SUPPLIED MATERIAL:
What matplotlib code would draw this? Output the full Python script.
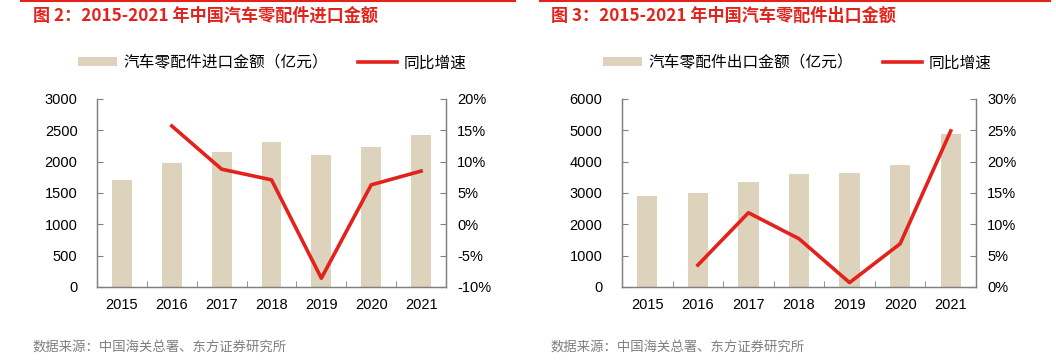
import matplotlib
matplotlib.use("Agg")
import matplotlib.pyplot as plt
import numpy as np
from matplotlib.ticker import FuncFormatter

years = ["2015", "2016", "2017", "2018", "2019", "2020", "2021"]
import_values = [1703, 1975, 2151, 2306, 2103, 2237, 2429]
import_growth = [np.nan, 15.7, 8.8, 7.1, -8.6, 6.3, 8.5]
export_values = [2893, 2989, 3352, 3609, 3641, 3897, 4868]
export_growth = [np.nan, 3.5, 11.85, 7.7, 0.7, 6.9, 24.9]

titles = ["图 2：2015-2021 年中国汽车零配件进口金额", "图 3：2015-2021 年中国汽车零配件出口金额"]
bar_labels = ["汽车零配件进口金额（亿元）", "汽车零配件出口金额（亿元）"]
line_label = "同比增速"
source = "数据来源：中国海关总署、东方证券研究所"

BAR_C = "#DDD3BC"
LINE_C = "#E3231B"
RED_T = "#E3231B"
SPINE_C = "#808080"
CJK = ["Noto Sans CJK SC", "DejaVu Sans"]
NUM = ["Liberation Sans", "DejaVu Sans"]

W, H = 1056, 361
fig = plt.figure(figsize=(W / 100, H / 100), dpi=100)

def fx(px):
    return px / W

def fy(py):
    return 1 - py / H

panels = [
    dict(vals=import_values, growth=import_growth, ax_l=97, ax_r=446, ylim=(0, 3000), yt=np.arange(0, 3001, 500),
         y2lim=(-10, 20), y2t=np.arange(-10, 21, 5), title=titles[0], blabel=bar_labels[0],
         tx=33, line=(21, 515), leg_x=272),
    dict(vals=export_values, growth=export_growth, ax_l=622, ax_r=976, ylim=(0, 6000), yt=np.arange(0, 6001, 1000),
         y2lim=(0, 30), y2t=np.arange(0, 31, 5), title=titles[1], blabel=bar_labels[1],
         tx=551, line=(540, 1050), leg_x=797),
]

top_px, bot_px = 99, 287
for p in panels:
    ax = fig.add_axes([fx(p["ax_l"]), fy(bot_px), fx(p["ax_r"] - p["ax_l"]), (bot_px - top_px) / H])
    x = np.arange(len(years))
    bars = ax.bar(x, p["vals"], width=0.4, color=BAR_C, label=p["blabel"], zorder=2)
    ax.set_xlim(-0.5, len(years) - 0.5)
    ax.set_ylim(*p["ylim"])
    ax.set_yticks(p["yt"])
    ax.set_xticks(x)
    ax.set_xticklabels(years)
    ax.set_xticks(np.arange(-0.5, len(years), 1), minor=True)
    ax.tick_params(axis="x", which="major", length=0, pad=8)
    ax.tick_params(axis="x", which="minor", length=4, direction="in", color=SPINE_C)
    ax.tick_params(axis="y", length=4, direction="in", color=SPINE_C, pad=14)
    for lab in ax.get_xticklabels() + ax.get_yticklabels():
        lab.set_family(NUM)
        lab.set_fontsize(10.5)
    ax.spines["top"].set_visible(False)
    for s in ["left", "bottom", "right"]:
        ax.spines[s].set_color(SPINE_C)
        ax.spines[s].set_linewidth(1.0)

    ax2 = ax.twinx()
    ln, = ax2.plot(x, p["growth"], color=LINE_C, lw=2.6, label=line_label, zorder=3)
    ax2.set_ylim(*p["y2lim"])
    ax2.set_yticks(p["y2t"])
    ax2.yaxis.set_major_formatter(FuncFormatter(lambda v, _: f"{int(round(v))}%"))
    ax2.tick_params(axis="y", length=4, direction="in", color=SPINE_C, pad=8)
    for lab in ax2.get_yticklabels():
        lab.set_family(NUM)
        lab.set_fontsize(10.5)
    ax2.spines["top"].set_visible(False)
    for s in ["left", "bottom", "right"]:
        ax2.spines[s].set_color(SPINE_C)

    leg = fig.legend([bars, ln], [p["blabel"], line_label], loc="center",
                     bbox_to_anchor=(fx(p["leg_x"]), fy(63)), ncol=2, frameon=False,
                     handlelength=2.5, handleheight=0.5, columnspacing=1.9, handletextpad=0.4,
                     prop={"family": CJK, "size": 11.3})

    fig.text(fx(p["tx"]), fy(16), p["title"], color=RED_T, fontsize=12.3, fontweight="bold",
             family=CJK, va="center", ha="left")
    fig.add_artist(plt.Line2D([fx(p["line"][0]), fx(p["line"][1])], [fy(1), fy(1)], color=RED_T, lw=1.5))
    fig.text(fx(p["tx"]), fy(348), source, color="#7F7F7F", fontsize=9.6, family=CJK, va="center", ha="left")

fig.savefig("out.png", dpi=100)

EXERCISE BRIEF: Write out the whole listing again, exactly, with no pictures.

THE ANSWER:
What matplotlib code would draw this? Output the full Python script.
import matplotlib
matplotlib.use("Agg")
import matplotlib.pyplot as plt
import numpy as np
from matplotlib.ticker import FuncFormatter

years = ["2015", "2016", "2017", "2018", "2019", "2020", "2021"]
import_values = [1703, 1975, 2151, 2306, 2103, 2237, 2429]
import_growth = [np.nan, 15.7, 8.8, 7.1, -8.6, 6.3, 8.5]
export_values = [2893, 2989, 3352, 3609, 3641, 3897, 4868]
export_growth = [np.nan, 3.5, 11.85, 7.7, 0.7, 6.9, 24.9]

titles = ["图 2：2015-2021 年中国汽车零配件进口金额", "图 3：2015-2021 年中国汽车零配件出口金额"]
bar_labels = ["汽车零配件进口金额（亿元）", "汽车零配件出口金额（亿元）"]
line_label = "同比增速"
source = "数据来源：中国海关总署、东方证券研究所"

BAR_C = "#DDD3BC"
LINE_C = "#E3231B"
RED_T = "#E3231B"
SPINE_C = "#808080"
CJK = ["Noto Sans CJK SC", "DejaVu Sans"]
NUM = ["Liberation Sans", "DejaVu Sans"]

W, H = 1056, 361
fig = plt.figure(figsize=(W / 100, H / 100), dpi=100)

def fx(px):
    return px / W

def fy(py):
    return 1 - py / H

panels = [
    dict(vals=import_values, growth=import_growth, ax_l=97, ax_r=446, ylim=(0, 3000), yt=np.arange(0, 3001, 500),
         y2lim=(-10, 20), y2t=np.arange(-10, 21, 5), title=titles[0], blabel=bar_labels[0],
         tx=33, line=(21, 515), leg_x=272),
    dict(vals=export_values, growth=export_growth, ax_l=622, ax_r=976, ylim=(0, 6000), yt=np.arange(0, 6001, 1000),
         y2lim=(0, 30), y2t=np.arange(0, 31, 5), title=titles[1], blabel=bar_labels[1],
         tx=551, line=(540, 1050), leg_x=797),
]

top_px, bot_px = 99, 287
for p in panels:
    ax = fig.add_axes([fx(p["ax_l"]), fy(bot_px), fx(p["ax_r"] - p["ax_l"]), (bot_px - top_px) / H])
    x = np.arange(len(years))
    bars = ax.bar(x, p["vals"], width=0.4, color=BAR_C, label=p["blabel"], zorder=2)
    ax.set_xlim(-0.5, len(years) - 0.5)
    ax.set_ylim(*p["ylim"])
    ax.set_yticks(p["yt"])
    ax.set_xticks(x)
    ax.set_xticklabels(years)
    ax.set_xticks(np.arange(-0.5, len(years), 1), minor=True)
    ax.tick_params(axis="x", which="major", length=0, pad=8)
    ax.tick_params(axis="x", which="minor", length=4, direction="in", color=SPINE_C)
    ax.tick_params(axis="y", length=4, direction="in", color=SPINE_C, pad=14)
    for lab in ax.get_xticklabels() + ax.get_yticklabels():
        lab.set_family(NUM)
        lab.set_fontsize(10.5)
    ax.spines["top"].set_visible(False)
    for s in ["left", "bottom", "right"]:
        ax.spines[s].set_color(SPINE_C)
        ax.spines[s].set_linewidth(1.0)

    ax2 = ax.twinx()
    ln, = ax2.plot(x, p["growth"], color=LINE_C, lw=2.6, label=line_label, zorder=3)
    ax2.set_ylim(*p["y2lim"])
    ax2.set_yticks(p["y2t"])
    ax2.yaxis.set_major_formatter(FuncFormatter(lambda v, _: f"{int(round(v))}%"))
    ax2.tick_params(axis="y", length=4, direction="in", color=SPINE_C, pad=8)
    for lab in ax2.get_yticklabels():
        lab.set_family(NUM)
        lab.set_fontsize(10.5)
    ax2.spines["top"].set_visible(False)
    for s in ["left", "bottom", "right"]:
        ax2.spines[s].set_color(SPINE_C)

    leg = fig.legend([bars, ln], [p["blabel"], line_label], loc="center",
                     bbox_to_anchor=(fx(p["leg_x"]), fy(63)), ncol=2, frameon=False,
                     handlelength=2.5, handleheight=0.5, columnspacing=1.9, handletextpad=0.4,
                     prop={"family": CJK, "size": 11.3})

    fig.text(fx(p["tx"]), fy(16), p["title"], color=RED_T, fontsize=12.3, fontweight="bold",
             family=CJK, va="center", ha="left")
    fig.add_artist(plt.Line2D([fx(p["line"][0]), fx(p["line"][1])], [fy(1), fy(1)], color=RED_T, lw=1.5))
    fig.text(fx(p["tx"]), fy(348), source, color="#7F7F7F", fontsize=9.6, family=CJK, va="center", ha="left")

fig.savefig("out.png", dpi=100)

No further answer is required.